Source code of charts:
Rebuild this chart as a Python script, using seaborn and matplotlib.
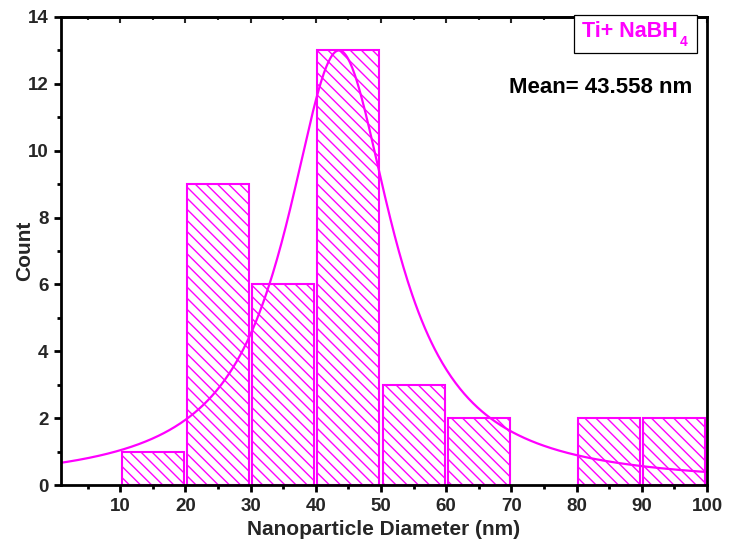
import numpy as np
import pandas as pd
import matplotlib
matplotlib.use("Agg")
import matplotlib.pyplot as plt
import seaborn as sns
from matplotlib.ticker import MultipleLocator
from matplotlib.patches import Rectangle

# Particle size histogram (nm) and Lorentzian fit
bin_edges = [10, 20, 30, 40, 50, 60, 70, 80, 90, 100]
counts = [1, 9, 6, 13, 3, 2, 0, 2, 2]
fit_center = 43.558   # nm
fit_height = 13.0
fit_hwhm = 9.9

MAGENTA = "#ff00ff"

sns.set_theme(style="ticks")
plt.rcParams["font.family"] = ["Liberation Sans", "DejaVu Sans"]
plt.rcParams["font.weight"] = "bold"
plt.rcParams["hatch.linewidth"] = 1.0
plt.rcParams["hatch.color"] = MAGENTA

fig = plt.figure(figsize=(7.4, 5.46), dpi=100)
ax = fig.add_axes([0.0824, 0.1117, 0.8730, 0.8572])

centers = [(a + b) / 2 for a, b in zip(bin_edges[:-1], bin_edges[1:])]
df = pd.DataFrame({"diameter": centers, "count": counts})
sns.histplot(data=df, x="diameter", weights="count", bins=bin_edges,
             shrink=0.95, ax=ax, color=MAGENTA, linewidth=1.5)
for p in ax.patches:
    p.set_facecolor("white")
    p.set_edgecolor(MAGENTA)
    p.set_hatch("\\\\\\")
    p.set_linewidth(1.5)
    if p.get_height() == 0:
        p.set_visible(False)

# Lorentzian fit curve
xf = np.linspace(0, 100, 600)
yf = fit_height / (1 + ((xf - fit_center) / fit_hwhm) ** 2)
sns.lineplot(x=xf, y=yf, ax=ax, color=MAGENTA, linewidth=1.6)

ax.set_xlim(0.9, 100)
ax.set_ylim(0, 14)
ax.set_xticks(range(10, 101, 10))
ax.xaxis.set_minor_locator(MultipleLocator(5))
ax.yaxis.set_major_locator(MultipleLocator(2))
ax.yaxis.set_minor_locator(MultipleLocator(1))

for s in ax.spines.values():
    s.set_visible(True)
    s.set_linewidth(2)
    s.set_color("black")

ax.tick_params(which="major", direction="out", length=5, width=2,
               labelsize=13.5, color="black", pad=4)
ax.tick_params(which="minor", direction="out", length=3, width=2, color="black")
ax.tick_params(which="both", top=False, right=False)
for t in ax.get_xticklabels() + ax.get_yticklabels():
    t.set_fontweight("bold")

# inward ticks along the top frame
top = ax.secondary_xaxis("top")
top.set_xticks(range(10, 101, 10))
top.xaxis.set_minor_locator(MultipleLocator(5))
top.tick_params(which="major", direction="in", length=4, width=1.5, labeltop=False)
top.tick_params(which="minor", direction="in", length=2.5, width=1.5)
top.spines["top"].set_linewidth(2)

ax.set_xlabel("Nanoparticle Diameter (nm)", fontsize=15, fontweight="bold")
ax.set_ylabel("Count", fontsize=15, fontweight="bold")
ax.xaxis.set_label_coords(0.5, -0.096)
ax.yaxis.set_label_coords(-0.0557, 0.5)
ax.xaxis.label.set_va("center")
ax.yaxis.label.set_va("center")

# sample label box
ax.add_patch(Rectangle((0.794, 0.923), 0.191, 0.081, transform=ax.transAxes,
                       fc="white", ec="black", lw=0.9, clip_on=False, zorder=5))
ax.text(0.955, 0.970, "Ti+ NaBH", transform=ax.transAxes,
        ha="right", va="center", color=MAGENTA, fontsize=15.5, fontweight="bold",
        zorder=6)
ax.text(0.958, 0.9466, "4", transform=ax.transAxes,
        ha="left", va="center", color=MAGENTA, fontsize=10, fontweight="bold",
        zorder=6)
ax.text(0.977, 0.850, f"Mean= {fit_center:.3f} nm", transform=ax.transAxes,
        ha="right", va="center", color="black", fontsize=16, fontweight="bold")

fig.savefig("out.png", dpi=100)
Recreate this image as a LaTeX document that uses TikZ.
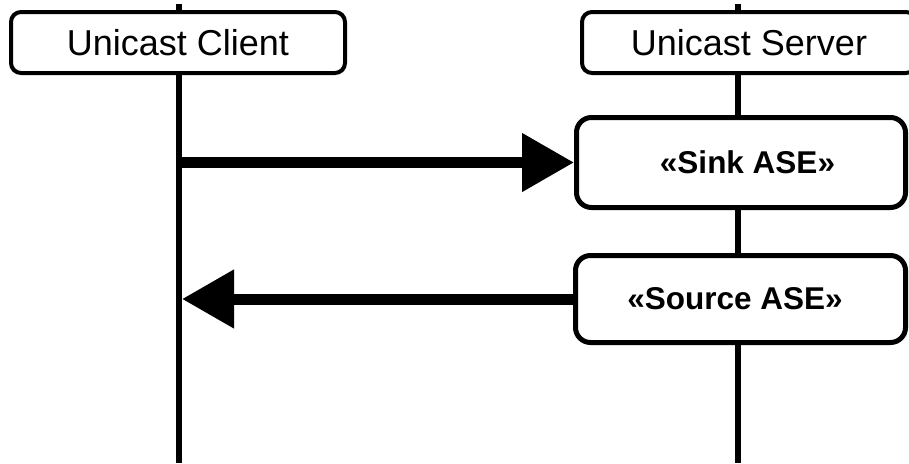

Task description: The records above need to be given again exactly. Omit the pictures.

Completed task:
Rebuild this chart as a Python script, using seaborn and matplotlib.
import numpy as np
import pandas as pd
import matplotlib
matplotlib.use("Agg")
import matplotlib.pyplot as plt
import seaborn as sns
from matplotlib.ticker import MultipleLocator
from matplotlib.patches import Rectangle

# Particle size histogram (nm) and Lorentzian fit
bin_edges = [10, 20, 30, 40, 50, 60, 70, 80, 90, 100]
counts = [1, 9, 6, 13, 3, 2, 0, 2, 2]
fit_center = 43.558   # nm
fit_height = 13.0
fit_hwhm = 9.9

MAGENTA = "#ff00ff"

sns.set_theme(style="ticks")
plt.rcParams["font.family"] = ["Liberation Sans", "DejaVu Sans"]
plt.rcParams["font.weight"] = "bold"
plt.rcParams["hatch.linewidth"] = 1.0
plt.rcParams["hatch.color"] = MAGENTA

fig = plt.figure(figsize=(7.4, 5.46), dpi=100)
ax = fig.add_axes([0.0824, 0.1117, 0.8730, 0.8572])

centers = [(a + b) / 2 for a, b in zip(bin_edges[:-1], bin_edges[1:])]
df = pd.DataFrame({"diameter": centers, "count": counts})
sns.histplot(data=df, x="diameter", weights="count", bins=bin_edges,
             shrink=0.95, ax=ax, color=MAGENTA, linewidth=1.5)
for p in ax.patches:
    p.set_facecolor("white")
    p.set_edgecolor(MAGENTA)
    p.set_hatch("\\\\\\")
    p.set_linewidth(1.5)
    if p.get_height() == 0:
        p.set_visible(False)

# Lorentzian fit curve
xf = np.linspace(0, 100, 600)
yf = fit_height / (1 + ((xf - fit_center) / fit_hwhm) ** 2)
sns.lineplot(x=xf, y=yf, ax=ax, color=MAGENTA, linewidth=1.6)

ax.set_xlim(0.9, 100)
ax.set_ylim(0, 14)
ax.set_xticks(range(10, 101, 10))
ax.xaxis.set_minor_locator(MultipleLocator(5))
ax.yaxis.set_major_locator(MultipleLocator(2))
ax.yaxis.set_minor_locator(MultipleLocator(1))

for s in ax.spines.values():
    s.set_visible(True)
    s.set_linewidth(2)
    s.set_color("black")

ax.tick_params(which="major", direction="out", length=5, width=2,
               labelsize=13.5, color="black", pad=4)
ax.tick_params(which="minor", direction="out", length=3, width=2, color="black")
ax.tick_params(which="both", top=False, right=False)
for t in ax.get_xticklabels() + ax.get_yticklabels():
    t.set_fontweight("bold")

# inward ticks along the top frame
top = ax.secondary_xaxis("top")
top.set_xticks(range(10, 101, 10))
top.xaxis.set_minor_locator(MultipleLocator(5))
top.tick_params(which="major", direction="in", length=4, width=1.5, labeltop=False)
top.tick_params(which="minor", direction="in", length=2.5, width=1.5)
top.spines["top"].set_linewidth(2)

ax.set_xlabel("Nanoparticle Diameter (nm)", fontsize=15, fontweight="bold")
ax.set_ylabel("Count", fontsize=15, fontweight="bold")
ax.xaxis.set_label_coords(0.5, -0.096)
ax.yaxis.set_label_coords(-0.0557, 0.5)
ax.xaxis.label.set_va("center")
ax.yaxis.label.set_va("center")

# sample label box
ax.add_patch(Rectangle((0.794, 0.923), 0.191, 0.081, transform=ax.transAxes,
                       fc="white", ec="black", lw=0.9, clip_on=False, zorder=5))
ax.text(0.955, 0.970, "Ti+ NaBH", transform=ax.transAxes,
        ha="right", va="center", color=MAGENTA, fontsize=15.5, fontweight="bold",
        zorder=6)
ax.text(0.958, 0.9466, "4", transform=ax.transAxes,
        ha="left", va="center", color=MAGENTA, fontsize=10, fontweight="bold",
        zorder=6)
ax.text(0.977, 0.850, f"Mean= {fit_center:.3f} nm", transform=ax.transAxes,
        ha="right", va="center", color="black", fontsize=16, fontweight="bold")

fig.savefig("out.png", dpi=100)
Recreate this image as a LaTeX document that uses TikZ.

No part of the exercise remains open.